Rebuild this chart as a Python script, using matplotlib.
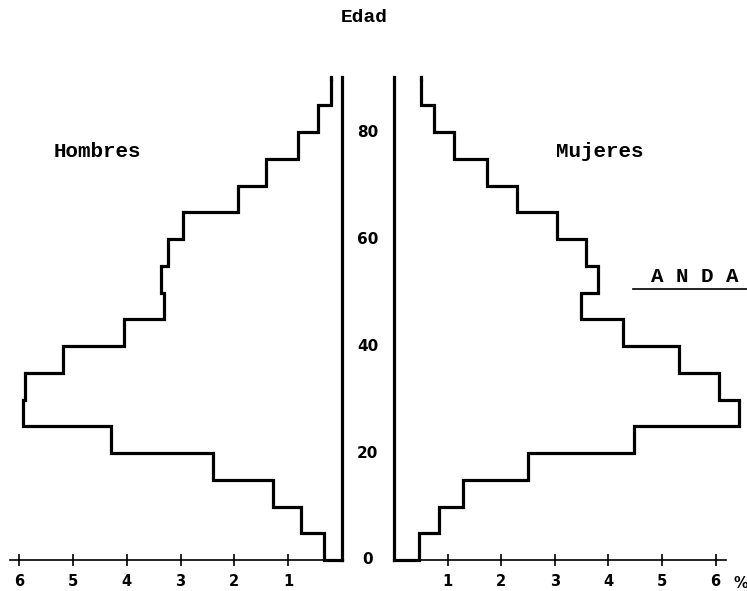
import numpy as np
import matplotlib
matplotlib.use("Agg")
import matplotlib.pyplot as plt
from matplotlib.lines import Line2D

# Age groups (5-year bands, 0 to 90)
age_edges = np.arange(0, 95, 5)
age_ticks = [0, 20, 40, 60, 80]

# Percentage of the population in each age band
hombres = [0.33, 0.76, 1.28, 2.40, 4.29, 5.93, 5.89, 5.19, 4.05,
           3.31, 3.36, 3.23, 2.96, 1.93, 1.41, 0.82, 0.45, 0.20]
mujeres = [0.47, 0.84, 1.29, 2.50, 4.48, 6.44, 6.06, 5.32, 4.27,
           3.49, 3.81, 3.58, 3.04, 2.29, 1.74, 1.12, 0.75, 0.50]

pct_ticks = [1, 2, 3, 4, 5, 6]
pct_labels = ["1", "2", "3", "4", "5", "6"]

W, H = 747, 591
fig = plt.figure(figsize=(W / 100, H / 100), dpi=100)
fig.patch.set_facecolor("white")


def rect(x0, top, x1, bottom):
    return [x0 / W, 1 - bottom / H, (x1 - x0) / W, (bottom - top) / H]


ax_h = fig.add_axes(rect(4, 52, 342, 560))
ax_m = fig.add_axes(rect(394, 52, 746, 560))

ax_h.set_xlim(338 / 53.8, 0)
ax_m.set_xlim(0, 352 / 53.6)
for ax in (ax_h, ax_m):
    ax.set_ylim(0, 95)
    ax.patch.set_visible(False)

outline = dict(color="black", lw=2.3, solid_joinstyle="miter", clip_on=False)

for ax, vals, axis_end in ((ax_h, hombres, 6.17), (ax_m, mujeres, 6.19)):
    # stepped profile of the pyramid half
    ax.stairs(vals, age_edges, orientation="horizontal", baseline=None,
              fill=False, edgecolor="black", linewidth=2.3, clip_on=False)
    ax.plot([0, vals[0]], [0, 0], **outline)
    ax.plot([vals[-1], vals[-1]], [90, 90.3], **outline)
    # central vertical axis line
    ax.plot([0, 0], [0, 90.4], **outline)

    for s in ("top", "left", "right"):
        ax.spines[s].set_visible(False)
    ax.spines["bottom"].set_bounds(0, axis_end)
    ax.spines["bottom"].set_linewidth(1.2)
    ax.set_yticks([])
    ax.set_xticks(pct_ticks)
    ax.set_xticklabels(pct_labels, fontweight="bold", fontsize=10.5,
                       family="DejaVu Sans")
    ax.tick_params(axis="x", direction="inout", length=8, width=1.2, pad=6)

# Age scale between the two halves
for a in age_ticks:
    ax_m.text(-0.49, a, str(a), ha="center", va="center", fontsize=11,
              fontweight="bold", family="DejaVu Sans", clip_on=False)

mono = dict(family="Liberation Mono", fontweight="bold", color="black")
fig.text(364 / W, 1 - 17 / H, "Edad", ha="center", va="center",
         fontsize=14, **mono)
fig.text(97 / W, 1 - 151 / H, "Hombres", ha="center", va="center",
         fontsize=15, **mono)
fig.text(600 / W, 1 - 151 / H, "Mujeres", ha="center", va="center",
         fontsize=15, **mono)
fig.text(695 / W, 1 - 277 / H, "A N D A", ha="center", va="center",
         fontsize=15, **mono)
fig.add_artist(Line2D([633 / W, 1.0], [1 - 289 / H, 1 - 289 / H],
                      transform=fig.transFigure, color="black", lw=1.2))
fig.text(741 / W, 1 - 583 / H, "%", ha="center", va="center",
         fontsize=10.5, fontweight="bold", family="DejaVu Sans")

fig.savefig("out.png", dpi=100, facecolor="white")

______________________________

● **Task**: Where a line above holds the string "matplotlib", show that line.

● **Output below**:
Rebuild this chart as a Python script, using matplotlib.
import matplotlib
matplotlib.use("Agg")
import matplotlib.pyplot as plt
from matplotlib.lines import Line2D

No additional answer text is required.